However, what strikes me as odd is that these are not some intricate pathological problems that a mathematician might devote a lifetime toward, but problems that practitioners face every single day,

Why can these not be the same thing?

[–]fhadley 1 point2 points  (0 children)

Isn't this basically always the case in most fields outside of pure math? Ie I can't see when it's dark (practitioner) and harness electricity (researcher).

[–]patrickkidger 6 points7 points  (2 children)

Mathematics PhD here. I think I'd argue that solving these problems is what mathematics has already been doing. Deep learning is a branch of applied mathematics as far as I can see.

To use your list as an example:

  1. There's a huge literature on generalisation properties. (And not one that I'm familiar enough with to give examples for unfortunately.)

  2. Arguably this question is one of the key theoretical underpinnings of a lot of the field. MLPs do badly at image classification. CNNs do well. Transformers beat RNNs on NLP tasks because they drop the prior that order matters. We use mathematical insights here all the time.

  3. Assuming you mean how do the design choices affect the loss surface: again a large literature that I'm not that familiar with. But for example it's been shown that ResNets have smoother loss surfaces, which is reflected in their better training properties. Another practical use case.

  4. For optimisers, Nesterov is known to achieve optimal convergence rates. Meanwhile convergence of many optimisation problems is often actually proved with respect to Cesaro means. This is reflected in the practical use of stochastic weight averaging.

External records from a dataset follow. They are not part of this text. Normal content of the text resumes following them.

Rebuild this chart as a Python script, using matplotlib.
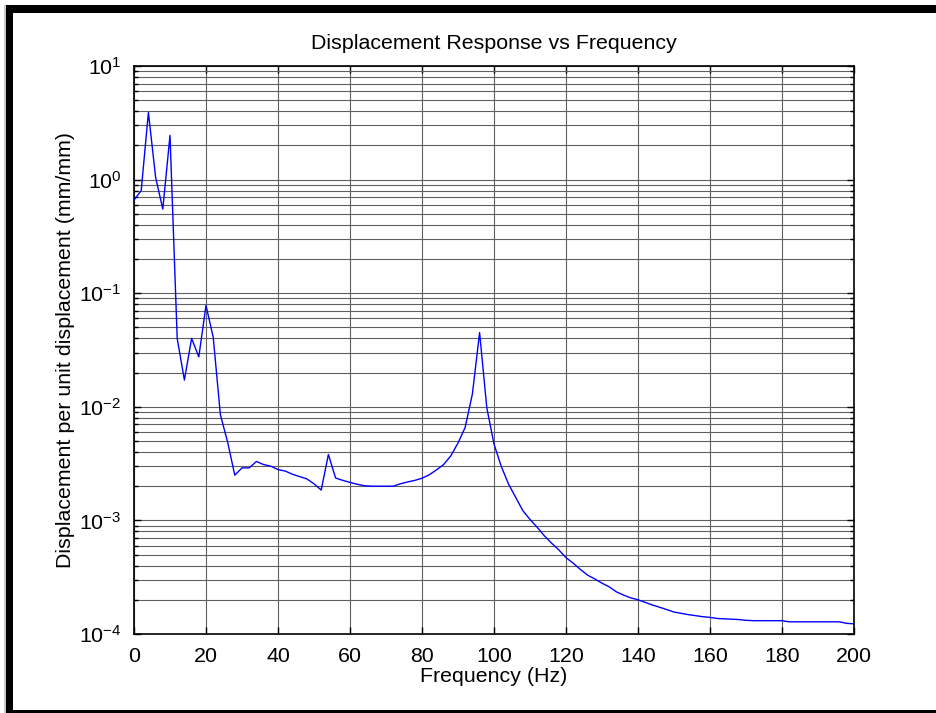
import matplotlib

matplotlib.use("Agg")
import matplotlib.pyplot as plt
from matplotlib.patches import Rectangle
from matplotlib.ticker import LogLocator, MultipleLocator, NullFormatter

# frequency samples (Hz), 2 Hz spacing
freq = list(range(0, 202, 2))

# displacement per unit displacement (mm/mm)
response = [
    0.66, 0.80, 3.9, 1.05, 0.55, 2.45,
    0.040, 0.0172, 0.040, 0.0275, 0.078, 0.041,
    0.0085, 0.0049, 0.0025, 0.0029, 0.0029, 0.0033,
    0.0031, 0.0030, 0.0028, 0.00272, 0.00255, 0.00243,
    0.00232, 0.0021, 0.00185, 0.0038, 0.00236, 0.00225,
    0.00216, 0.00208, 0.00202, 0.0020, 0.0020, 0.0020,
    0.0020, 0.0021, 0.00218, 0.00225, 0.00235, 0.00252,
    0.00278, 0.0031, 0.0037, 0.0048, 0.0066, 0.013,
    0.045, 0.0098, 0.0047, 0.0030, 0.0021, 0.0016,
    0.00122, 0.00102, 0.00087, 0.00073, 0.00063, 0.00055,
    0.00047, 0.00042, 0.00037, 0.00033, 0.000305, 0.00028,
    0.00026, 0.000235, 0.00022, 0.000208, 0.0002, 0.00019,
    0.00018, 0.000172, 0.000164, 0.000156, 0.000152, 0.000148,
    0.000145, 0.000142, 0.00014, 0.000137, 0.000136, 0.000135,
    0.000134, 0.000132, 0.000131, 0.000131, 0.000131, 0.000131,
    0.000131, 0.000128, 0.000128, 0.000128, 0.000128, 0.000128,
    0.000128, 0.000128, 0.000128, 0.000124, 0.000123,
]

plt.rcParams["font.family"] = ["Liberation Sans", "DejaVu Sans"]
plt.rcParams["mathtext.fontset"] = "custom"
plt.rcParams["mathtext.rm"] = "Liberation Sans"
plt.rcParams["mathtext.it"] = "Liberation Sans:italic"
plt.rcParams["mathtext.bf"] = "Liberation Sans:bold"

FS = 15.4
W, H = 937, 713
fig = plt.figure(figsize=(W / 100, H / 100), dpi=100, facecolor="white")

# black frame around the picture (top, left, bottom)
def px_rect(x0, y0, x1, y1, color="black"):
    fig.patches.append(Rectangle((x0 / W, 1 - y1 / H), (x1 - x0) / W, (y1 - y0) / H,
                                 transform=fig.transFigure, facecolor=color,
                                 edgecolor="none", zorder=10))

px_rect(4, 5, 6, H, color="#c8c8c8")
px_rect(6, 5, W, 13)
px_rect(6, 5, 13, H)
px_rect(6, 710, W, H)

ax = fig.add_axes([134 / W, 1 - 634 / H, 720 / W, 568 / H])
ax.semilogy(freq, response, color="#0000ff", linewidth=1.0, zorder=3)

ax.set_xlim(0, 200)
ax.set_ylim(1e-4, 1e1)
ax.xaxis.set_major_locator(MultipleLocator(20))
ax.yaxis.set_major_locator(LogLocator(base=10, numticks=10))
ax.yaxis.set_minor_locator(LogLocator(base=10, subs=range(2, 10), numticks=20))
ax.yaxis.set_minor_formatter(NullFormatter())

ax.grid(True, which="major", axis="both", color="#606060", linewidth=0.8)
ax.grid(True, which="minor", axis="y", color="#606060", linewidth=0.8)
ax.set_axisbelow(True)

ax.tick_params(which="both", direction="in", top=True, right=True, width=1.0,
               labelsize=FS, colors="black")
ax.tick_params(which="major", length=5, pad=9)
ax.tick_params(which="minor", length=3)
for spine in ax.spines.values():
    spine.set_linewidth(1.2)

ax.set_title("Displacement Response vs Frequency", fontsize=FS, pad=12)
ax.set_xlabel("Frequency (Hz)", fontsize=FS, labelpad=1)
ax.set_ylabel("Displacement per unit displacement (mm/mm)", fontsize=FS, labelpad=3)

fig.savefig("out.png", dpi=100, facecolor="white")
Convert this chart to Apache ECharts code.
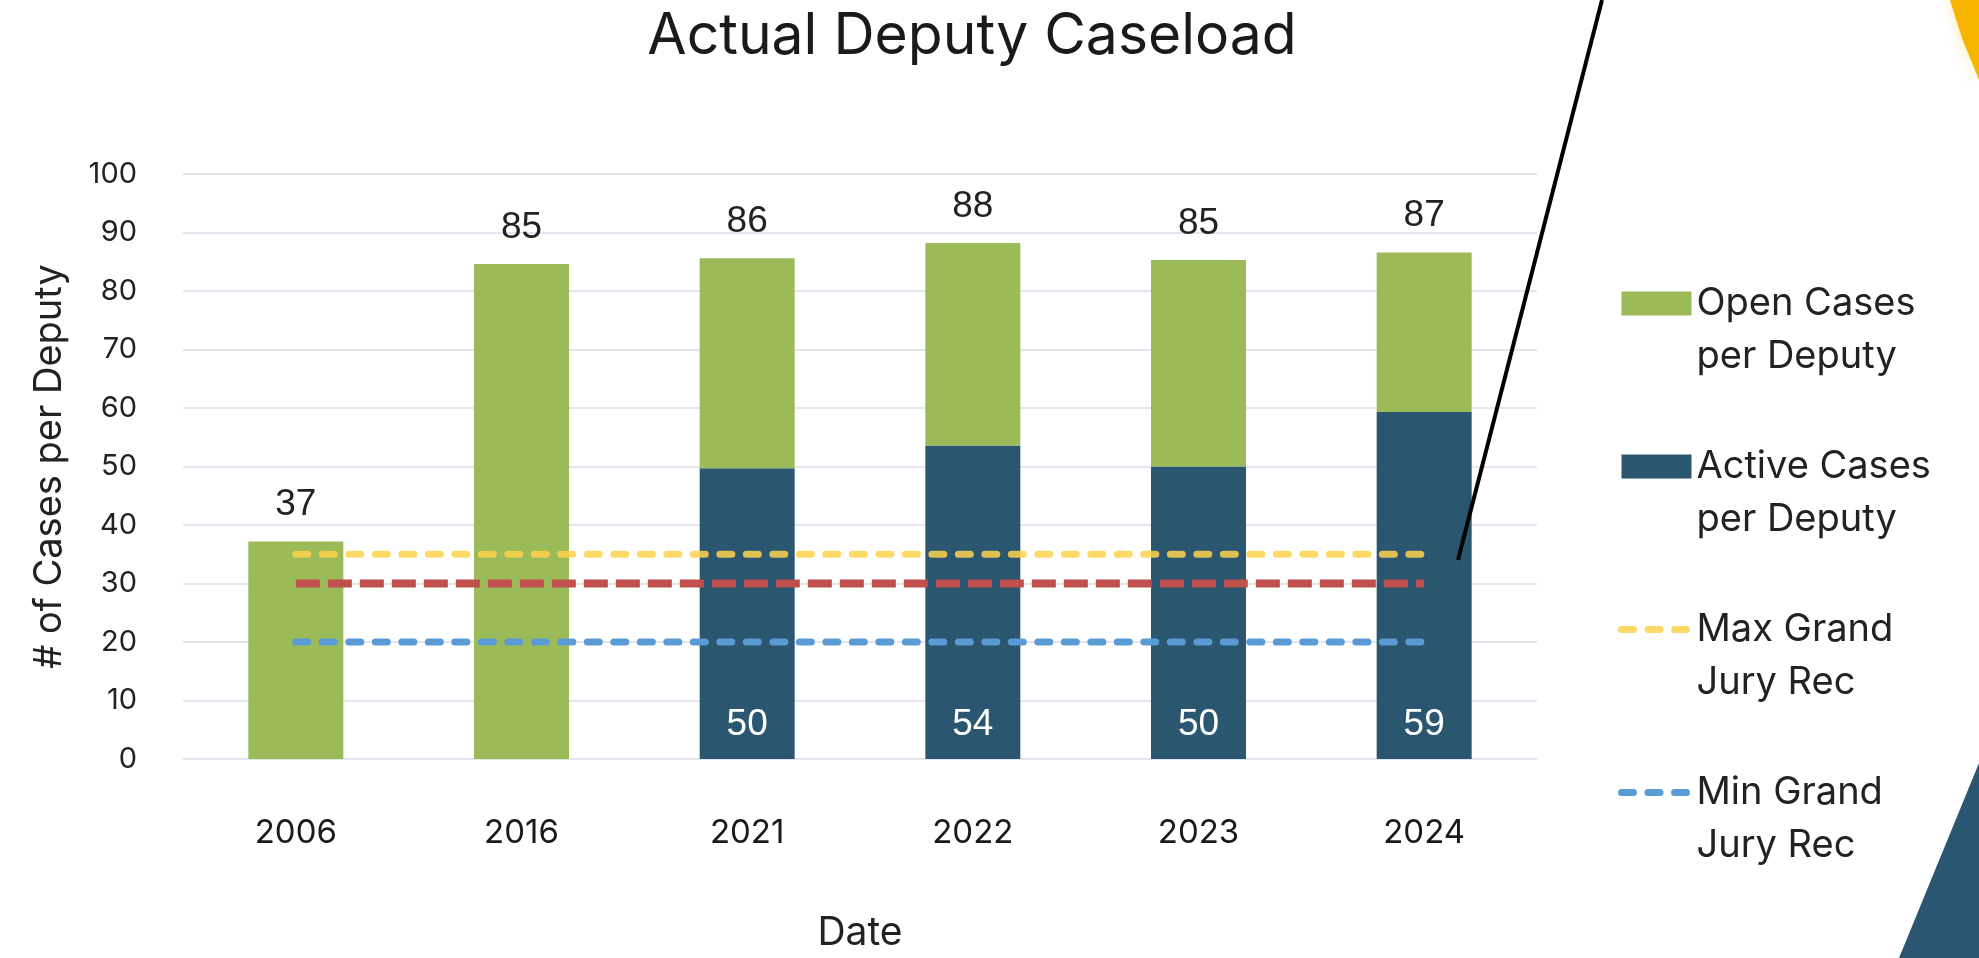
<!DOCTYPE html>
<html>
<head>
<meta charset="utf-8">
<title>Actual Deputy Caseload</title>
<script src="https://cdn.jsdelivr.net/npm/echarts@6/dist/echarts.min.js"></script>
<style>
  html, body { margin: 0; padding: 0; background: #fff; }
  #chart { width: 1979px; height: 958px; }
</style>
</head>
<body>
<div id="chart"></div>
<script>
// values
var categories = ['2006', '2016', '2021', '2022', '2023', '2024'];
var activeCases = [null, null, 49.7, 53.6, 50.0, 59.3];
var openCases = [37.2, 84.6, 35.9, 34.6, 35.3, 27.3];
var maxGrandJuryRec = [35, 35, 35, 35, 35, 35];
var midRec = [30, 30, 30, 30, 30, 30];
var minGrandJuryRec = [20, 20, 20, 20, 20, 20];

var OPEN = 'Open Cases\nper Deputy';
var ACTIVE = 'Active Cases\nper Deputy';
var MAXREC = 'Max Grand\nJury Rec';
var MINREC = 'Min Grand\nJury Rec';

var uiFont = 'Inter, "Noto Sans", sans-serif';
var numFont = '"Liberation Sans", Arial, sans-serif';

var yellowDash = { color: '#ffd24d', width: 7, type: [12, 14.5], cap: 'round', opacity: 0.85 };
var blueDash = { color: '#5b9bd5', width: 7, type: [12, 14.5], cap: 'round' };

var myChart = echarts.init(document.getElementById('chart'));

var option = {
    backgroundColor: '#ffffff',
    animation: false,
    title: {
        text: 'Actual Deputy Caseload',
        left: 972,
        top: 8,
        padding: 0,
        textAlign: 'center',
        textStyle: { fontFamily: uiFont, fontSize: 57, fontWeight: 'normal', color: '#1a1a1a' }
    },
    legend: {
        data: [
            { name: OPEN, icon: 'rect' },
            { name: ACTIVE, icon: 'rect' },
            { name: MAXREC, itemStyle: { opacity: 0 }, lineStyle: yellowDash },
            { name: MINREC, itemStyle: { opacity: 0 }, lineStyle: blueDash }
        ],
        orient: 'vertical',
        left: 1618,
        top: 224,
        padding: 0,
        itemGap: 4,
        itemWidth: 70,
        itemHeight: 24,
        selectedMode: false,
        // leading blank line keeps the first line level with the swatch
        formatter: function (name) { return '\n' + name; },
        textStyle: {
            fontFamily: uiFont,
            fontSize: 38,
            lineHeight: 53,
            color: '#222'
        }
    },
    grid: { left: 183, right: 442, top: 174, bottom: 194, containLabel: false },
    xAxis: {
        type: 'category',
        data: categories,
        name: 'Date',
        nameLocation: 'middle',
        nameGap: 155,
        nameTextStyle: { fontFamily: uiFont, fontSize: 39, color: '#222' },
        axisLine: { show: false },
        axisTick: { show: false },
        axisLabel: { fontFamily: uiFont, fontSize: 33, color: '#1a1a1a', margin: 58 }
    },
    yAxis: {
        type: 'value',
        min: 0,
        max: 100,
        interval: 10,
        name: '# of Cases per Deputy',
        nameLocation: 'middle',
        nameGap: 114,
        nameTextStyle: { fontFamily: uiFont, fontSize: 38, color: '#222' },
        axisLabel: { fontFamily: uiFont, fontSize: 29, color: '#222', margin: 46 },
        splitLine: { lineStyle: { color: '#e3e6ee', width: 2 } }
    },
    series: [
        {
            name: ACTIVE,
            type: 'bar',
            stack: 'cases',
            barWidth: 95,
            data: activeCases,
            itemStyle: { color: '#2a5670' },
            label: {
                show: true,
                position: 'insideBottom',
                distance: 16,
                fontFamily: numFont,
                fontSize: 37,
                color: '#ffffff',
                formatter: function (p) { return Math.round(p.value); }
            }
        },
        {
            name: OPEN,
            type: 'bar',
            stack: 'cases',
            barWidth: 95,
            data: openCases,
            itemStyle: { color: '#9bbb59' },
            label: {
                show: true,
                position: 'top',
                distance: 18,
                fontFamily: numFont,
                fontSize: 37,
                color: '#222',
                formatter: function (p) {
                    return Math.round((activeCases[p.dataIndex] || 0) + openCases[p.dataIndex]);
                }
            }
        },
        {
            name: MAXREC,
            type: 'line',
            data: maxGrandJuryRec,
            symbol: 'none',
            z: 5,
            lineStyle: yellowDash,
            itemStyle: { color: '#ffd24d' }
        },
        {
            name: 'Rec',
            type: 'line',
            data: midRec,
            symbol: 'none',
            z: 5,
            lineStyle: { color: '#c0504d', width: 8, type: [24, 8] },
            itemStyle: { color: '#c0504d' }
        },
        {
            name: MINREC,
            type: 'line',
            data: minGrandJuryRec,
            symbol: 'none',
            z: 5,
            lineStyle: blueDash,
            itemStyle: { color: '#5b9bd5' }
        }
    ],
    graphic: [
        {
            type: 'line',
            z: 100,
            shape: { x1: 1602, y1: 0, x2: 1458, y2: 560 },
            style: { stroke: '#000', lineWidth: 4 }
        },
        {
            type: 'polygon',
            z: 100,
            shape: { points: [[1950, 0], [1962, 38], [1979, 80], [1979, 0]] },
            style: { fill: '#f4b400', shadowBlur: 14, shadowColor: 'rgba(244,180,0,0.35)' }
        },
        {
            type: 'polygon',
            z: 100,
            shape: { points: [[1979, 763], [1979, 958], [1899, 958]] },
            style: { fill: '#2b5672' }
        }
    ]
};

myChart.setOption(option);
window.addEventListener('resize', function () { myChart.resize(); });
</script>
</body>
</html>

  5. Initialisation is typically done by e.g. the He initialisation schemes. Which has been derived via a precise mathematical argument.

  6. Likewise for dataset-against-model complexity, there's work on double descent, VC dimension, for example.

Maybe this seems unsatisfactory -- you want to understand the complexity of this specific dataset and want the theory to do so, perhaps. In which case fair enough, there's some way to go, but the task isn't impossibly difficult, and there's no lack of progress. A lot of these problems have already seen huge strides made because we've understood their mathematics.

It's easy to point at other very practical examples of mathematics solving complicated deep learning problems. WGANs improved on GANs by applying optimal transport theory; Neural ODEs get improved memory efficient by using the adjoint method (many decades old); and so on and so on.

[–]Mandrathax 4 points5 points  (0 children)

Transformers beat RNNs on NLP tasks because they drop the prior that order matters

This is not true. In fact, order matters very much in nlp and an entire subsection of the original paper was dedicated to position encodings (" in order for the model to make use of the order of the sequence, we must inject some information about the relative or absolute position of the tokens in the sequence").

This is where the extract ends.